Further complicating the issue, my bank only keeps "transactions" around
for 90 days, so if I got busy or fell behind, I would be back to
/manually/
entering any "missed" transactions (yeah, right!).

Enter OFX (via ofxclient), which solves these problems by being
completely
scriptable (and thus automateable) tool.

There were a couple bugbears with ofxclient[0] however. The guy is not
really actively maintaining it. However after fixing a couple missing
apostrophes I /finally/ got it to work. I guess my Python must be
getting a
little better, because 1-2 years ago I had already failed once or twice
at
this exact same task. :)

So, on to the next hurdle...

* No (built in) OFX "categorizer"

Anyway so then it was a little disappointing to learn that there is no
callable "categorizer" available in the OFX importer example the same
way
that there was in the CSV importer example.

Until I found a recent post titled "Categorizing transactions
automatically
on import" which solved that particular part of the problem.
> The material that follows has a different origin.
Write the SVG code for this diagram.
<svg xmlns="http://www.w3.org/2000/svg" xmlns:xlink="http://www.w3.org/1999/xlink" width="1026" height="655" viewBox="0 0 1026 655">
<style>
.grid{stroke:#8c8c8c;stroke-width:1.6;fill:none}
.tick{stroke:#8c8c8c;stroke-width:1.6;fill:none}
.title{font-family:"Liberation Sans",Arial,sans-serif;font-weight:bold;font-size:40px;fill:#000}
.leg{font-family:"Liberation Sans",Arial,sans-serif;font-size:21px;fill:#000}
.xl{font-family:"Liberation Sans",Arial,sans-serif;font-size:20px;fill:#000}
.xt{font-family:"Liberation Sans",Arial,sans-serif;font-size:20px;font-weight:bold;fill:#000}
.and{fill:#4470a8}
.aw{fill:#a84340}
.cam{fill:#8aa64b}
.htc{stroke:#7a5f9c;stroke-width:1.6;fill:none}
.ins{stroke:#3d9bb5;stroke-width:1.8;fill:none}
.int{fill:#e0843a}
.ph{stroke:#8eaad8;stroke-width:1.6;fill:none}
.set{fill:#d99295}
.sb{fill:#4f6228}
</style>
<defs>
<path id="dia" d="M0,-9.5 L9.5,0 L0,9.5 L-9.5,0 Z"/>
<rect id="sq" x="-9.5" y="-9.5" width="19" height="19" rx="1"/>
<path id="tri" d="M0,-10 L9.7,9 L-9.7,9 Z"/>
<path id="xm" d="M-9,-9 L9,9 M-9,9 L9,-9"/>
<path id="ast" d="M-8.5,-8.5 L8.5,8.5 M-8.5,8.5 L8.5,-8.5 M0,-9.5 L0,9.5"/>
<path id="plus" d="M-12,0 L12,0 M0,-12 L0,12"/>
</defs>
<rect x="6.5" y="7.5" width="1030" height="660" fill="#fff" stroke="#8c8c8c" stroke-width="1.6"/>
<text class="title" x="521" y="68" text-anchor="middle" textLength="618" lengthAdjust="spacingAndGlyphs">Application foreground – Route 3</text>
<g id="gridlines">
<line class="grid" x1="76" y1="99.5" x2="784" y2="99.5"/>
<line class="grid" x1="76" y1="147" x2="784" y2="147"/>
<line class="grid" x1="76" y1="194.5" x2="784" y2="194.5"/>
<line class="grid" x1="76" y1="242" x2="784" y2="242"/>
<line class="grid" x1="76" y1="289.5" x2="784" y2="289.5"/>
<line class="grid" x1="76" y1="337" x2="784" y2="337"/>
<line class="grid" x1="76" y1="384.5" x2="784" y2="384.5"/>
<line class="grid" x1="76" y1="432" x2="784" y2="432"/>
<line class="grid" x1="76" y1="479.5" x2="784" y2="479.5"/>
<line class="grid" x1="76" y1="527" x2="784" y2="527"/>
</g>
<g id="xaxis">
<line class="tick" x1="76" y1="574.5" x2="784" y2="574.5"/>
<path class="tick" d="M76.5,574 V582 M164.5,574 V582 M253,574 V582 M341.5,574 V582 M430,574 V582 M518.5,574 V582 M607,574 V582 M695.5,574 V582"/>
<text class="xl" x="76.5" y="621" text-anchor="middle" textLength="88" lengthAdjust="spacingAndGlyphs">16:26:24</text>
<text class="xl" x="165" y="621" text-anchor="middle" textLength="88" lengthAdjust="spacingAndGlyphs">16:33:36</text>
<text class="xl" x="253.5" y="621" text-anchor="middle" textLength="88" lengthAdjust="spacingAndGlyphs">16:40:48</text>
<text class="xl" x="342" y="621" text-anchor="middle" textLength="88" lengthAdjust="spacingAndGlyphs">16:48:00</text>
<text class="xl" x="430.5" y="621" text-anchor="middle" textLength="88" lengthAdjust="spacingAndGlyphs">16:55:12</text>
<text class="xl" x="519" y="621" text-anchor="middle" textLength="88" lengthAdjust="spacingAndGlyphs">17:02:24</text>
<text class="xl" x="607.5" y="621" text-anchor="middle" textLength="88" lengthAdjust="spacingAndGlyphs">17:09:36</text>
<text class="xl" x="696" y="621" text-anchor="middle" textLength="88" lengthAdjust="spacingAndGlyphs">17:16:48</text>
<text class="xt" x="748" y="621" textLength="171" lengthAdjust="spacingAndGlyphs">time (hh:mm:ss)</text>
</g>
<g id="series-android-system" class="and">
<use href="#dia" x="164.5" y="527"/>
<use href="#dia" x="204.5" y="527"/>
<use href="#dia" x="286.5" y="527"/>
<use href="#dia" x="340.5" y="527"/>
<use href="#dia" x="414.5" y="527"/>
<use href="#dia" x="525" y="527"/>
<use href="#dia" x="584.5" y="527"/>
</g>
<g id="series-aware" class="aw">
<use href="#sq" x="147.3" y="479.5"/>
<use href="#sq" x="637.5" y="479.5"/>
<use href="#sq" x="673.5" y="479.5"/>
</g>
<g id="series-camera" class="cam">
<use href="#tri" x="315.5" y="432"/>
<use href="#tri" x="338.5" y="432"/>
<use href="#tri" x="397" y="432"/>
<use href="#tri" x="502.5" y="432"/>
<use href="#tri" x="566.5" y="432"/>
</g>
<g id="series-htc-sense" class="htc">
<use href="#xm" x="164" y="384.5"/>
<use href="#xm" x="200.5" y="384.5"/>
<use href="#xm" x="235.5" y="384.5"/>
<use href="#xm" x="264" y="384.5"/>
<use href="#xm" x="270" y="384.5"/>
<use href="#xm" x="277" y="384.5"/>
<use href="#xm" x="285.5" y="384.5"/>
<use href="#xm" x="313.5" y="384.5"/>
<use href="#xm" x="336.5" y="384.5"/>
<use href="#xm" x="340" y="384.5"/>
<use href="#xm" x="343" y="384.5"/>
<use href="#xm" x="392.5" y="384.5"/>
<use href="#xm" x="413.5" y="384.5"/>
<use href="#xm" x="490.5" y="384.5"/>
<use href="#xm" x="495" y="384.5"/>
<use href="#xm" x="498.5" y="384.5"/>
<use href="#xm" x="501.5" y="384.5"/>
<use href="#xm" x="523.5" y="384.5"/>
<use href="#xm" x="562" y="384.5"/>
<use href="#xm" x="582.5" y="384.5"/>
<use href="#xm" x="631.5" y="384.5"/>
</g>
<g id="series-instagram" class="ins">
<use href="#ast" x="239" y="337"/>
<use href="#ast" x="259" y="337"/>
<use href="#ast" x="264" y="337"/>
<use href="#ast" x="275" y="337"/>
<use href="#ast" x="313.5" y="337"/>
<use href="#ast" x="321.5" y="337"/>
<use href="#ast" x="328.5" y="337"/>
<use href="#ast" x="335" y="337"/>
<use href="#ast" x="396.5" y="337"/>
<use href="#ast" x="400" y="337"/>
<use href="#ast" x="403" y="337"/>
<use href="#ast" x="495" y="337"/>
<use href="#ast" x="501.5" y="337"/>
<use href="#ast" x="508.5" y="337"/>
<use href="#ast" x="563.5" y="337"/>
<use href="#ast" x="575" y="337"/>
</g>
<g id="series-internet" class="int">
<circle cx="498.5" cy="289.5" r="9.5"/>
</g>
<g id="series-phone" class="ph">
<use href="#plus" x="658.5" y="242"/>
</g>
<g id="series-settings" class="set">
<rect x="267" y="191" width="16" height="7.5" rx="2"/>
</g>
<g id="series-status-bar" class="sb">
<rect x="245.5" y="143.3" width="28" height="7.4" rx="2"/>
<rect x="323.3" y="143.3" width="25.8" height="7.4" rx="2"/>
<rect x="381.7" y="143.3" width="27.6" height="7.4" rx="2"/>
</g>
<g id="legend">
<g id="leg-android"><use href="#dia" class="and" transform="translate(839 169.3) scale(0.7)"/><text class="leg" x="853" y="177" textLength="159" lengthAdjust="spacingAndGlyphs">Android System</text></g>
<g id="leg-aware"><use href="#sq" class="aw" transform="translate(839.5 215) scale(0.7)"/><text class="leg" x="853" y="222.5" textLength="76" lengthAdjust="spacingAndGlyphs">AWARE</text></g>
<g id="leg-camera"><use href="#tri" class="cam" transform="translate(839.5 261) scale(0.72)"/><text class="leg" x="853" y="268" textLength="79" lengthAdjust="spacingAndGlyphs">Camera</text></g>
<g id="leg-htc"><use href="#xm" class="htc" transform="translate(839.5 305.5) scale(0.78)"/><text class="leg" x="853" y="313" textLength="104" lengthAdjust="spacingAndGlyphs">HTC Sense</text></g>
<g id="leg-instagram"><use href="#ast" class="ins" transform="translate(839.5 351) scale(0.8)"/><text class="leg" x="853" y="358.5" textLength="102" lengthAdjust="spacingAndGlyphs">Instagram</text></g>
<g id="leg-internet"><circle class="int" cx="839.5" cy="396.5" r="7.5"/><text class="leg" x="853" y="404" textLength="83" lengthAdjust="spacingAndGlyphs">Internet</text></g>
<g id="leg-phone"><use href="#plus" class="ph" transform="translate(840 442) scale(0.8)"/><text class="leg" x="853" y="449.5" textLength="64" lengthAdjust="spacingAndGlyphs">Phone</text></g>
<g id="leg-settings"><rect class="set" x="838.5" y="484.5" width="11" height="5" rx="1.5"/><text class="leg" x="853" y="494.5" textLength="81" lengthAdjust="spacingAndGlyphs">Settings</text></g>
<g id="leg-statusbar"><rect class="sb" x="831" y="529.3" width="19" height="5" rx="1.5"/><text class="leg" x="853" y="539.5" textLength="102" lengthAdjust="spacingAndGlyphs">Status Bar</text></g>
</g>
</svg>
I left a
more
fleshed out example as a reply to that thread for anyone who is
interested
(search the mailing list for that or "OFX categorizer" etc.).
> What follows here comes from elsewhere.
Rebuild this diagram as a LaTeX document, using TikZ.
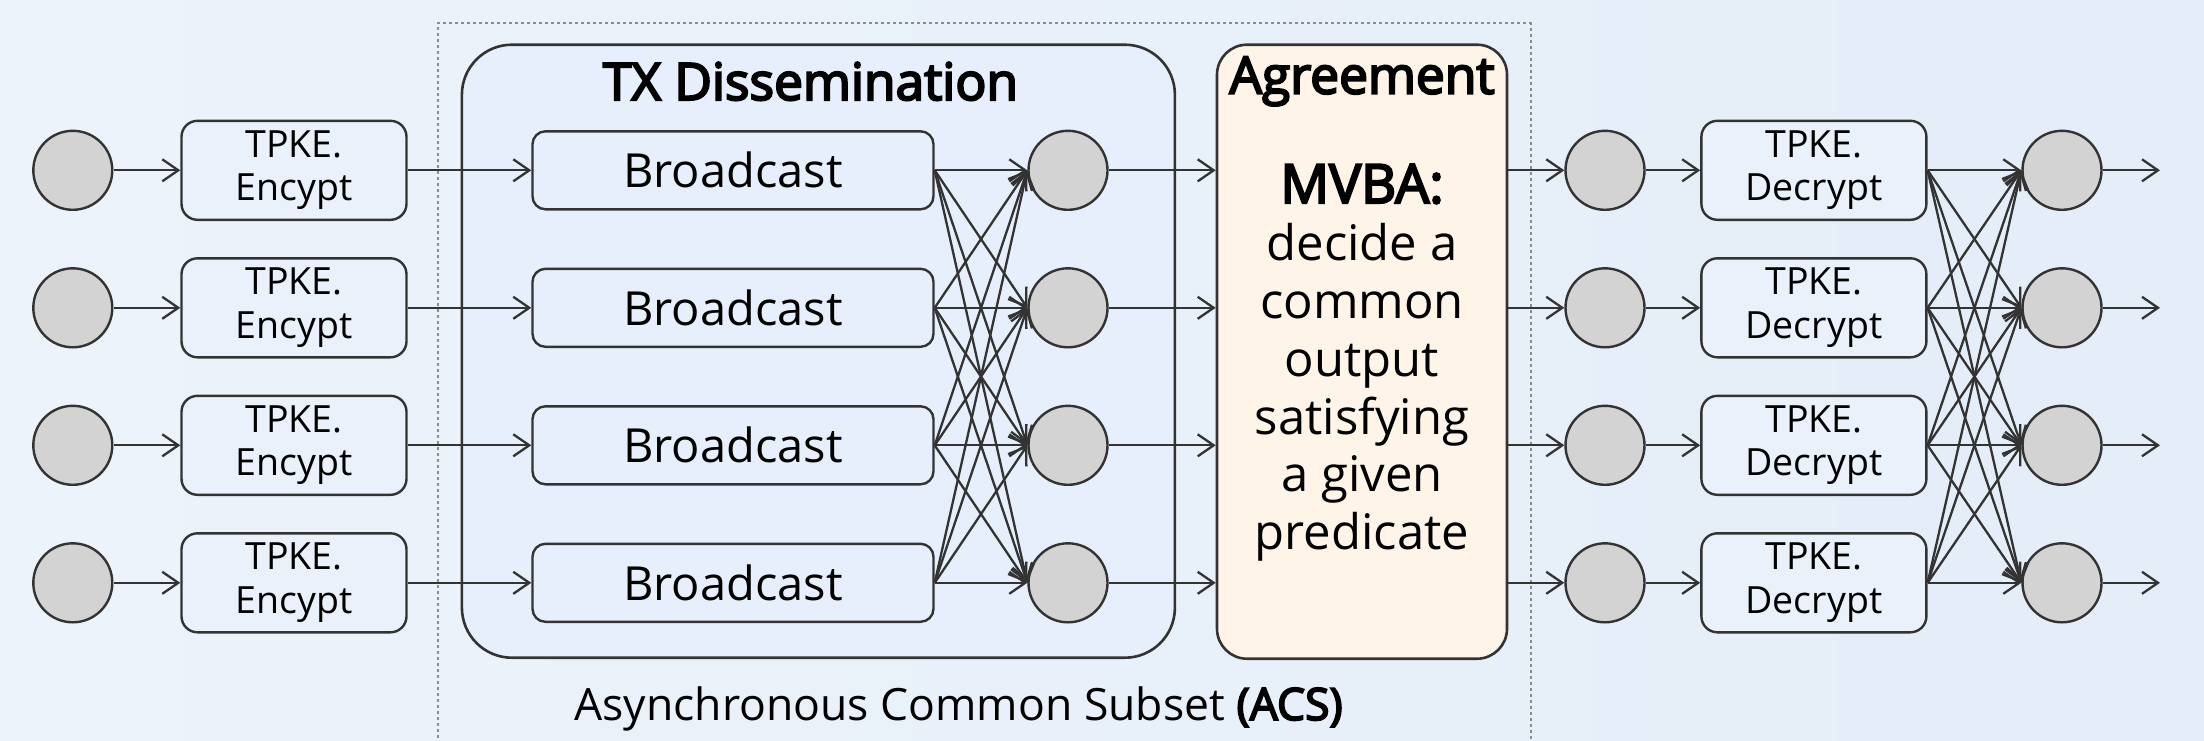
\documentclass[tikz,border=0pt]{standalone}
\usepackage{fontspec}
\setmainfont{Open Sans}[AutoFakeBold=4]
\usetikzlibrary{arrows.meta,calc}
\definecolor{ln}{HTML}{333333}
\definecolor{bgl}{HTML}{EDF3FA}
\definecolor{bgr}{HTML}{E4EDF8}
\definecolor{txfill}{HTML}{E6EFFB}
\definecolor{boxfill}{HTML}{EAF1FA}
\definecolor{circfill}{HTML}{D3D3D3}
\definecolor{agrfill}{HTML}{FEF5E8}
\definecolor{dotc}{HTML}{8C8C8C}
\begin{document}
\begin{tikzpicture}[x=1pt,y=-1pt,
  circ/.style={circle,draw=ln,line width=2.4pt,fill=circfill,minimum size=79pt,inner sep=0pt},
  tpke/.style={draw=ln,line width=2.4pt,rounded corners=16pt,fill=boxfill,minimum width=225pt,minimum height=99pt,inner sep=0pt,align=center,font=\fontsize{37.5}{43.4}\selectfont},
  bcast/.style={draw=ln,line width=2.4pt,rounded corners=13pt,fill=txfill,minimum width=401pt,minimum height=78pt,inner sep=0pt,font=\fontsize{47}{56}\selectfont},
  arr/.style={draw=ln,line width=2.3pt,-{Straight Barb[length=16pt,width=22pt,line width=2.3pt]}},
  bigbox/.style={draw=ln,line width=2.6pt,inner sep=0pt}
]
\useasboundingbox (0,0) rectangle (2204,740);
\clip (0,0) rectangle (2204,740);
\shade[left color=bgl,right color=bgr] (0,0) rectangle (2204,740);

% ACS dotted frame
\draw[dotc,line width=2.2pt,dash pattern=on 3pt off 3pt] (437.7,780) -- (437.7,23.3) -- (1530.7,23.3) -- (1530.7,780);

% TX Dissemination and Agreement boxes
\node[bigbox,rounded corners=50pt,fill=txfill,minimum width=713pt,minimum height=613pt] (tx) at (818.4,351.2) {};
\node[bigbox,rounded corners=30pt,fill=agrfill,minimum width=290pt,minimum height=614pt] (agr) at (1362,351.7) {};

\node[anchor=base,font=\fontsize{51.5}{58}\selectfont\bfseries] (txtitle) at (810.5,100) {TX Dissemination};
\node[anchor=base,font=\fontsize{51.5}{57}\selectfont\bfseries] (agrtitle) at (1362,93.6) {Agreement};
\node[anchor=north,inner sep=0pt,align=center,font=\fontsize{49}{57.8}\selectfont] (agrbody) at (1362,164)
  {\fontsize{54}{57.8}\selectfont\textbf{MVBA:}\\decide a\\common\\output\\satisfying\\a given\\predicate};

\node[anchor=base,font=\fontsize{44.5}{52}\selectfont] (acs) at (958.6,720) {Asynchronous Common Subset \textbf{(ACS)}};

% rows
\foreach \i/\y in {1/170.3,2/307.8,3/445.3,4/582.8} {
  \node[circ] (L\i) at (72.8,\y) {};
  \node[tpke] (E\i) at (294,\y) {TPKE.\\Encypt};
  \node[bcast] (B\i) at (733,\y) {Broadcast};
  \node[circ] (M\i) at (1068,\y) {};
  \node[circ] (R\i) at (1605,\y) {};
  \node[tpke] (D\i) at (1813.9,\y) {TPKE.\\Decrypt};
  \node[circ] (F\i) at (2062,\y) {};
  \coordinate (O\i) at (2160,\y);
}

\foreach \i in {1,...,4} {
  \draw[arr] (L\i.east) -- (E\i.west);
  \draw[arr] (E\i.east) -- (B\i.west);
  \draw[arr] (M\i.east) -- (M\i -| agr.west);
  \draw[arr] (R\i -| agr.east) -- (R\i.west);
  \draw[arr] (R\i.east) -- (D\i.west);
  \draw[arr] (F\i.east) -- (O\i);
  \foreach \j in {1,...,4} {
    \draw[arr] (B\i.east) -- (M\j.west);
    \draw[arr] (D\i.east) -- (F\j.west);
  }
}
\end{tikzpicture}
\end{document}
* Next steps (Selenium WebDriver)

At this point I am satisfied enough in my progress (and have learned
enough) that I felt it would be worth sharing that progress with others.
But already I am looking forward to next steps. And I am getting
excited
about Beancount again. :)

The last days I have already been reading up docs about Selenium
WebDriver.
I have heard about Selenium before of course, but what I think motivated
me
to really give it a try now was an article I recently came across over
at
plaintextaccounting.org[1] by Lee Yingtong Li titled "Using selenium to
scrape/import bank transactions for ledger-cli."[2] This is a quite
recent
article (2020-04-29) as you can see by the link.

Anyway he is using it to get his "transactions" but that is not what I
plan
on using it for (I have OFX for that). For me, the only remaining piece
of
the puzzle that is left to automate is...
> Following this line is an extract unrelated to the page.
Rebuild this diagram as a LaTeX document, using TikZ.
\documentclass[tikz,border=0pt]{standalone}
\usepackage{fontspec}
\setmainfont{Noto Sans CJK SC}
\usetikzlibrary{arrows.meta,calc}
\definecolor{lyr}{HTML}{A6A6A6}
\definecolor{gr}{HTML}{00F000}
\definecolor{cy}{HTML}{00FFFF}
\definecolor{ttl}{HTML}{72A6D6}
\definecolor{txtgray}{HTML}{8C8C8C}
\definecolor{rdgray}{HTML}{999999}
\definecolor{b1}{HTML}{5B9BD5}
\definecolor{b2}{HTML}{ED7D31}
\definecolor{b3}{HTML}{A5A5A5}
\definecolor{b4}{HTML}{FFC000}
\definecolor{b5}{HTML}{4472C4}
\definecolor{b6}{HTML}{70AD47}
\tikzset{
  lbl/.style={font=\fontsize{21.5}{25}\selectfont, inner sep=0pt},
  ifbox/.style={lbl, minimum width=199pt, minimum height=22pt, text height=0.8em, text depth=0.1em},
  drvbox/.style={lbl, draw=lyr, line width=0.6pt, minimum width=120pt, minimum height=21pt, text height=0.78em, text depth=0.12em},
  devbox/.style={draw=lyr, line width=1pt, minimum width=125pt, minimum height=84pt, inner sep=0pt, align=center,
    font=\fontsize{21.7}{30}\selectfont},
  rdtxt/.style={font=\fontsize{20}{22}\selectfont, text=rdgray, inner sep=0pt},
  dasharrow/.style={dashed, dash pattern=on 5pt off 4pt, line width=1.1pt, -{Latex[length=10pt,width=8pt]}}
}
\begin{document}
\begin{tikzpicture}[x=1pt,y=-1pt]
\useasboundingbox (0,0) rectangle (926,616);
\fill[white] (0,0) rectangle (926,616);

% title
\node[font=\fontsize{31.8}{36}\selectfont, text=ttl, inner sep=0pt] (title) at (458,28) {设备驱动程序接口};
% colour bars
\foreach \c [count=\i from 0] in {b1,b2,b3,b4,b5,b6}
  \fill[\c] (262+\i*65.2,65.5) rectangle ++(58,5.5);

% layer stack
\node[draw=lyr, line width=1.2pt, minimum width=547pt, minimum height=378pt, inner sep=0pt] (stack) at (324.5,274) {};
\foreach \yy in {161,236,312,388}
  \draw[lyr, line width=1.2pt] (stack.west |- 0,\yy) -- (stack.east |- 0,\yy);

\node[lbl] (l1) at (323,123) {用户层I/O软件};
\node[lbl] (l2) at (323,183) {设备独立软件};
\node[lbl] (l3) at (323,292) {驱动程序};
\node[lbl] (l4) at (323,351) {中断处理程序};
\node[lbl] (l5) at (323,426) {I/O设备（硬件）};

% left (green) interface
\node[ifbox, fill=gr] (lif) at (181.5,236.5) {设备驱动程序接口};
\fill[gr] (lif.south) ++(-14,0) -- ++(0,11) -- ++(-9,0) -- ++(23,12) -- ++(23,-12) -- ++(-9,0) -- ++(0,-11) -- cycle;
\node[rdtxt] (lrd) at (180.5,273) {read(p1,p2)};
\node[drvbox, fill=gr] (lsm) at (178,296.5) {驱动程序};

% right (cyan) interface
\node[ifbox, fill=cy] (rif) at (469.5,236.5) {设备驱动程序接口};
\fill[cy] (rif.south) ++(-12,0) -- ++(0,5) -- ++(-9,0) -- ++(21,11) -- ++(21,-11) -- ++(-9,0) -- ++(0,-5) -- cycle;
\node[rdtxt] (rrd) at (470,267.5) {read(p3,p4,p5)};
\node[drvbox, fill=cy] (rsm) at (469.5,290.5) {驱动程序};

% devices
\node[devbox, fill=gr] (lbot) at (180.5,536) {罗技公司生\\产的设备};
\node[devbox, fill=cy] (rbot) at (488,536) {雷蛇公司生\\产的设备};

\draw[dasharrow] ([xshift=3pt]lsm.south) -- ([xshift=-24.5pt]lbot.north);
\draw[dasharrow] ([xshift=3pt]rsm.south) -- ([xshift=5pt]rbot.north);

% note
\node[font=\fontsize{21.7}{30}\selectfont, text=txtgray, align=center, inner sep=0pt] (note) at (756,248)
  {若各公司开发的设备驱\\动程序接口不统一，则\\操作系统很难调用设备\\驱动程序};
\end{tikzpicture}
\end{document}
* Automatically downloading PDF statements

Like my "transactions", downloading these PDF "statements" was an
exercise
in drudgery, for all the reasons already mentioned above (clicking
through
bank website, remembering file naming convention, etc.).

First I tried doing this through OFX protocol itself. And maybe there
is a
way? The standard would seem to indicate maybe there is. But I made
posts
about this not only here but on ledger mailing list before and received
exactly zero replies so far (which is also why I am not even going to
bother looking them up in order to link to them). So I gave up on that
way
(for now).

So then I got the idea to maybe automate this drudgery using Selenium
(WebDriver).

* Arguments for Selenium WebDriver (in general)

Now, I have not even got this actually working yet, and the
implementation
details will of course be very bank (web site) dependant. So why bother
bringing it up now (or at all, for that matter)?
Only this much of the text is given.